Portrait

Cirus Vircule ou l’ode à la liberté

Cirus Vircule, portrait d’un duo d’improvisateurs libres.


Cirus Vircule © Christian Taillemite

Celles et ceux qui suivent les carrières et les parcours de Laurent Paris et Betty Hovette savent combien l’improvisation libre est fondamentale dans leur rapport à la musique et à la création. Leur duo Cirus Vircule - l’anagramme de « virus circule » pour dire que le projet est né à l’occasion de la pandémie de Covid - en est une illustration.

Ce sont des artisans du son. En tout cas ils se définissent ainsi en disant que comme les menuisiers travaillent le bois, eux travaillent le son. La métaphore va bien au-delà de ses vertus pédagogiques puisqu’en concert on voit leurs mains s’échiner sur des cordes et des peaux avec différents outils. Ils brossent, caressent, cognent, heurtent et percutent au gré des cheminements qu’ils font prendre à leur musique in situ. Partant de là, tout est dit ou presque. En tout cas suffisamment pour comprendre ce qu’on vient chercher dans la musique de ce duo. On leur parle de dissonance et de consonance, mais là encore, ils nous disent que ces catégories ne sont pas pertinentes pour leur musique. Rien n’est dissonant, rien n’est consonant ici. On est au-delà. On est dans la matière sonore et le parallèle avec l’artisan ou l’ouvrier a ici toute sa place. Les sons s’agencent aux moments où ils sont créés par ces quatre mains actives.

Car fondamentalement, la musique de Cirus Vircule a à voir avec la création la plus libre possible.

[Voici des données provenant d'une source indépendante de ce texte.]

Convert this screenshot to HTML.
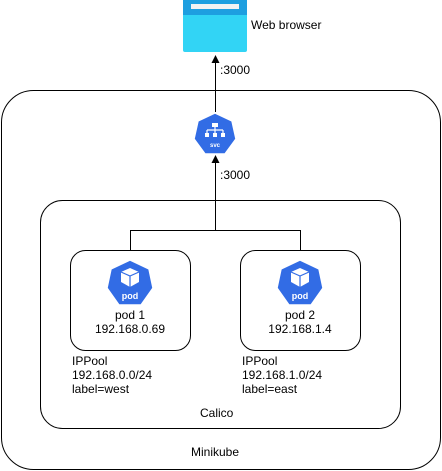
<!DOCTYPE html>
<html><head><style>
body{margin:0;background:#fff;width:442px;height:471px;overflow:hidden;position:relative;font-family:"Liberation Sans",Arial,sans-serif;font-size:12px;color:#000}
.t{position:absolute;white-space:nowrap;line-height:14px}
</style></head><body>
<svg width="442" height="471" style="position:absolute;left:0;top:0">
<defs>
<linearGradient id="g" x1="0" y1="0" x2="0" y2="1"><stop offset="0" stop-color="#32d4f5"/><stop offset="1" stop-color="#198ab3" stop-opacity="0"/></linearGradient>
</defs>
<rect x="1.5" y="90.5" width="439" height="379" rx="32" fill="#fff" stroke="#000"/>
<rect x="40.5" y="200.5" width="360" height="228" rx="22" fill="#fff" stroke="#000"/>
<rect x="70.5" y="250.5" width="120" height="100" rx="15" fill="#fff" stroke="#000"/>
<rect x="240.5" y="250.5" width="120" height="100" rx="15" fill="#fff" stroke="#000"/>
<!-- browser -->
<rect x="183" y="0" width="64" height="52" rx="2" fill="#32d4f5"/>
<rect x="183" y="0" width="64" height="15" fill="#1e9fe0"/>
<rect x="191" y="4" width="48" height="5" fill="#f2f2f2"/>
<!-- connectors -->
<path d="M130.5 250V230.5H300.5V250M215.5 230V162M215.5 112V62" stroke="#000" fill="none"/>
<path d="M215.5 155l-4 8h8z M215.5 55l-4 8h8z" fill="#000"/>
<!-- svc -->
<g transform="translate(215,135)">
<polygon points="0,-22 17,-14 21,4 10,19 -10,19 -21,4 -17,-14" fill="#326ce5" stroke="#fff" stroke-width="1.5"/>
<rect x="-3" y="-12" width="6" height="4" fill="#fff"/>
<path d="M0 -8V-5M-8 -5H8M-8 -5V-2M0 -5V-2M8 -5V-2" stroke="#fff" stroke-width="1.2"/>
<rect x="-10" y="-2" width="4" height="4" fill="#fff"/><rect x="-2" y="-2" width="4" height="4" fill="#fff"/><rect x="6" y="-2" width="4" height="4" fill="#fff"/>
<text x="0" y="12" font-size="6" font-weight="bold" fill="#fff" text-anchor="middle" font-family="Liberation Sans">svc</text>
</g>
<!-- pods -->
<g transform="translate(130,284)">
<polygon points="0,-24 19,-15 23,4 11,21 -11,21 -23,4 -19,-15" fill="#326ce5" stroke="#fff" stroke-width="1.5"/>
<path d="M0 -16 L9 -12 V-2 L0 3 L-9 -2 V-12Z" fill="#fff"/>
<path d="M-9 -12L0 -8L9 -12M0 -8V3" stroke="#326ce5" stroke-width="1.2" fill="none"/>
<text x="0" y="15" font-size="9" font-weight="bold" fill="#fff" text-anchor="middle" font-family="Liberation Sans">pod</text>
</g>
<g transform="translate(300,284)">
<polygon points="0,-24 19,-15 23,4 11,21 -11,21 -23,4 -19,-15" fill="#326ce5" stroke="#fff" stroke-width="1.5"/>
<path d="M0 -16 L9 -12 V-2 L0 3 L-9 -2 V-12Z" fill="#fff"/>
<path d="M-9 -12L0 -8L9 -12M0 -8V3" stroke="#326ce5" stroke-width="1.2" fill="none"/>
<text x="0" y="15" font-size="9" font-weight="bold" fill="#fff" text-anchor="middle" font-family="Liberation Sans">pod</text>
</g>
</svg>
<div class="t" style="left:251px;top:18px">Web browser</div>
<div class="t" style="left:220px;top:63px">:3000</div>
<div class="t" style="left:220px;top:168px">:3000</div>
<div class="t" style="left:70px;top:308px;width:120px;text-align:center">pod 1<br>192.168.0.69</div>
<div class="t" style="left:240px;top:308px;width:120px;text-align:center">pod 2<br>192.168.1.4</div>
<div class="t" style="left:72px;top:354px">IPPool<br>192.168.0.0/24<br>label=west</div>
<div class="t" style="left:242px;top:354px">IPPool<br>192.168.1.0/24<br>label=east</div>
<div class="t" style="left:200px;top:406px">Calico</div>
<div class="t" style="left:191px;top:445px">Minikube</div>
</body></html>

Betty Hovette, issue de la musique classique et passée par la contemporaine, travaillait sur ce projet initialement avec un piano droit jusqu’à faire le choix d’évacuer le clavier pour travailler sur le cadre exclusivement. L’idée, nous dit-elle, est de s’émanciper de l’histoire de l’instrument et d’en exploiter le plus de possibilités. Elle est donc passée d’un jeu au clavier à un travail direct sur le cadre du piano. Elle a démonté l’instrument pour travailler directement sur les cordes ou le bois en utilisant toutes sortes d’accessoires. On trouve alors pêle-mêle des baguettes de différents types, des ustensiles de cuisine, des végétaux, de la quincaillerie. La démarche de Laurent Paris est semblable. Ses percussions sont faites elles aussi d’une multitude d’outils qui viennent multiplier les possibles sonores. Alors quand on les voit déballer cette artillerie sans fin, on pourrait avoir l’impression d’une caverne d’Ali Baba. Les concerts sont d’ailleurs très visuels.

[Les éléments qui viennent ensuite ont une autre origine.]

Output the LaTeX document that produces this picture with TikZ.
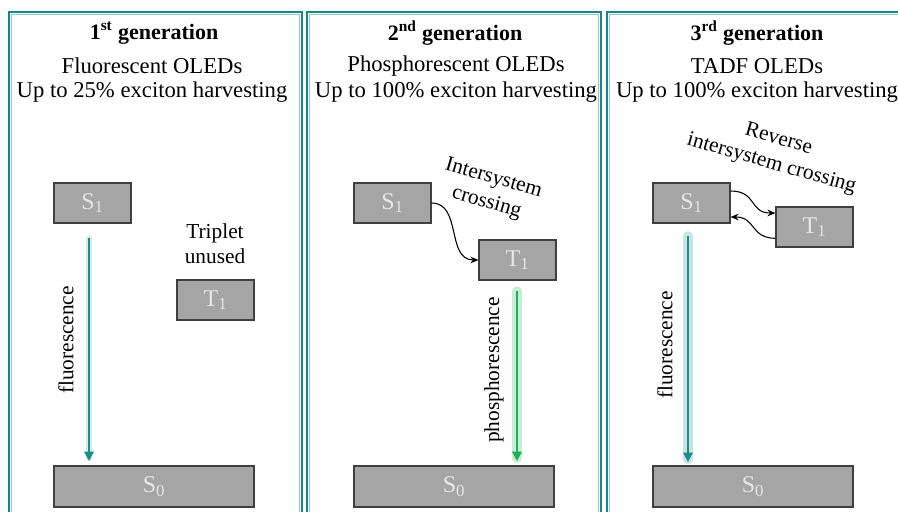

Cirus Vircule © Christian Taillemite

Mais ce qu’il faut avoir également en tête, c’est que l’ADN de ce duo est fait exclusivement d’improvisation libre. Dans leurs bouches, ça revient comme un mantra. On sait l’opposition entre les improvisations libres et idiomatiques. Eux s’inscrivent clairement dans cette dichotomie et penchent à 200 % du côté de l’improvisation générative : tout est libre de cadre rythmique ou harmonique. Pas de grille, pas de thème, pas de phrase. Pas de filet de sécurité non plus sinon leur grande expérience de ce type de démarche. Et ce n’est rien de le dire. D’une même voix, ils disent que savoir improviser est l’objet d’un long apprentissage. Pour le dire autrement, on ne naît pas improvisateur, on le devient.

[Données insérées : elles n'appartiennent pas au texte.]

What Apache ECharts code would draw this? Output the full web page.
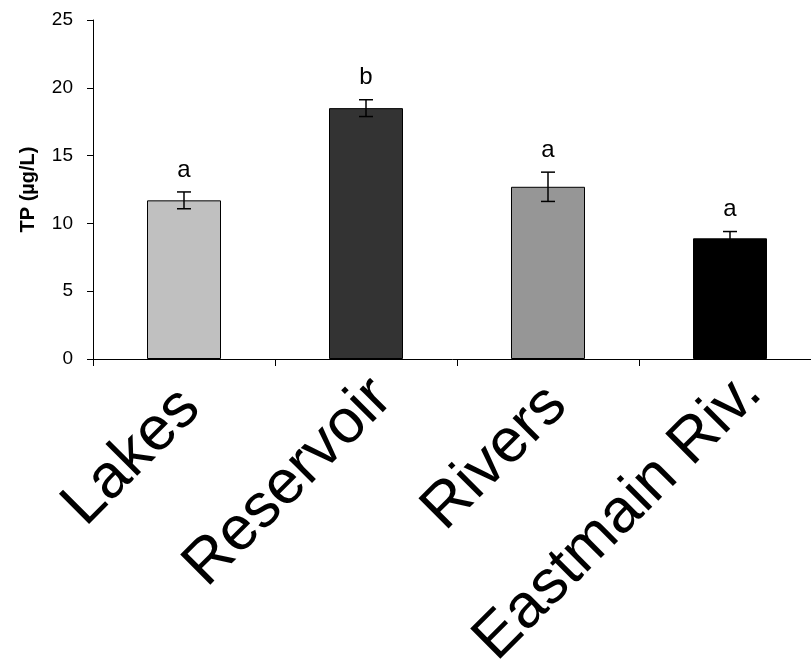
<!DOCTYPE html>
<html><head><meta charset="utf-8">
<script src="https://cdn.jsdelivr.net/npm/echarts@6/dist/echarts.min.js"></script>
<style>html,body{margin:0;padding:0;background:#fff}#c{width:811px;height:667px}</style>
</head><body><div id="c"></div>
<script>
var categories = ["Lakes", "Reservoir", "Rivers", "Eastmain Riv."];
var means = [11.7, 18.5, 12.7, 8.9];
var errors = [0.62, 0.62, 1.08, 0.5];
var letters = ["a", "b", "a", "a"];
var barColors = ["#c0c0c0", "#333333", "#969696", "#000000"];
var yTicks = [0, 5, 10, 15, 20, 25];

var chart = echarts.init(document.getElementById('c'));
var errData = means.map(function (m, i) { return [i, m - errors[i], m + errors[i], letters[i]]; });
var labelStyles = ['c0', 'c1', 'c2', 'c3'];
chart.setOption({
  animation: false,
  grid: { left: 93, top: 20, height: 339, width: 728, containLabel: false, outerBoundsMode: 'none' },
  xAxis: {
    type: 'category', data: categories,
    axisLine: { lineStyle: { color: '#000', width: 1 } },
    axisTick: { show: true, alignWithLabel: false, length: 7, lineStyle: { color: '#000' } },
    axisLabel: {
      rotate: 45, fontFamily: 'Liberation Sans, Arial', fontSize: 62, color: '#000', margin: 2, interval: 0, verticalAlign: 'top',
      formatter: function (v, i) { return '{' + labelStyles[i] + '|' + v + '}'; },
      rich: {
        c0: { fontFamily: 'Liberation Sans, Arial', fontSize: 62, color: '#000', padding: [0, 22, 0, 0] },
        c1: { fontFamily: 'Liberation Sans, Arial', fontSize: 62, color: '#000', padding: [0, 8, 0, 0] },
        c2: { fontFamily: 'Liberation Sans, Arial', fontSize: 62, color: '#000', padding: [0, 18, 0, 0] },
        c3: { fontFamily: 'Liberation Sans, Arial', fontSize: 62, color: '#000' }
      }
    }
  },
  yAxis: {
    type: 'value', min: yTicks[0], max: yTicks[yTicks.length - 1], interval: 5,
    name: 'TP (µg/L)', nameLocation: 'middle', nameGap: 55, nameRotate: 90,
    nameTextStyle: { fontFamily: 'Liberation Sans, Arial', fontWeight: 'bold', fontSize: 20, color: '#000' },
    axisLine: { show: true, lineStyle: { color: '#000', width: 1 } },
    axisTick: { show: true, length: 6, lineStyle: { color: '#000' } },
    axisLabel: { fontFamily: 'Liberation Sans, Arial', fontSize: 19, color: '#000', margin: 20 },
    splitLine: { show: false }
  },
  series: [
    {
      type: 'bar', barWidth: 74,
      data: means.map(function (v, i) {
        return { value: v, itemStyle: { color: barColors[i], borderColor: '#000', borderWidth: 1 } };
      })
    },
    {
      type: 'custom', data: errData, z: 10,
      renderItem: function (params, api) {
        var x = api.value(0);
        var lo = api.coord([x, api.value(1)]);
        var hi = api.coord([x, api.value(2)]);
        var cx = hi[0], w = 7;
        return {
          type: 'group',
          children: [
            { type: 'line', shape: { x1: cx, y1: lo[1], x2: cx, y2: hi[1] }, style: { stroke: '#000', lineWidth: 1.5 } },
            { type: 'line', shape: { x1: cx - w, y1: lo[1], x2: cx + w, y2: lo[1] }, style: { stroke: '#000', lineWidth: 1.5 } },
            { type: 'line', shape: { x1: cx - w, y1: hi[1], x2: cx + w, y2: hi[1] }, style: { stroke: '#000', lineWidth: 1.5 } },
            { type: 'text', style: { text: api.value(3), x: cx, y: hi[1] - 10, textAlign: 'center', textVerticalAlign: 'bottom', fontFamily: 'Liberation Sans, Arial', fontSize: 24, fill: '#000' } }
          ]
        };
      }
    }
  ]
});
</script></body></html>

Un concert de Cirus Vircule est une ode à la liberté. Les voir cheminer sur leurs instruments, c’est aussi voir les choix qu’ils opèrent en articulant leurs sons, leur volonté d’aller dans une direction ou une autre, de façonner une ambiance, un discours aussi. La grande histoire de l’improvisation libre a notamment cette vertu de montrer en toute transparence la création qui prend forme et celui qui s’y adonne comme un démiurge de l’instant. Cette grande liberté ne peut supporter les références et lorsqu’on demande à Betty Hovette et Laurent Paris s’ils ont été marqués par d’autres créateurs du genre, ils opinent mais ne citent pas : bien entendu qu’ils viennent de quelque part, mais ils restent maîtres du destin de leur musique. L’improvisation est pour eux un mouvement, jamais quelque chose de fini ou de reproduit.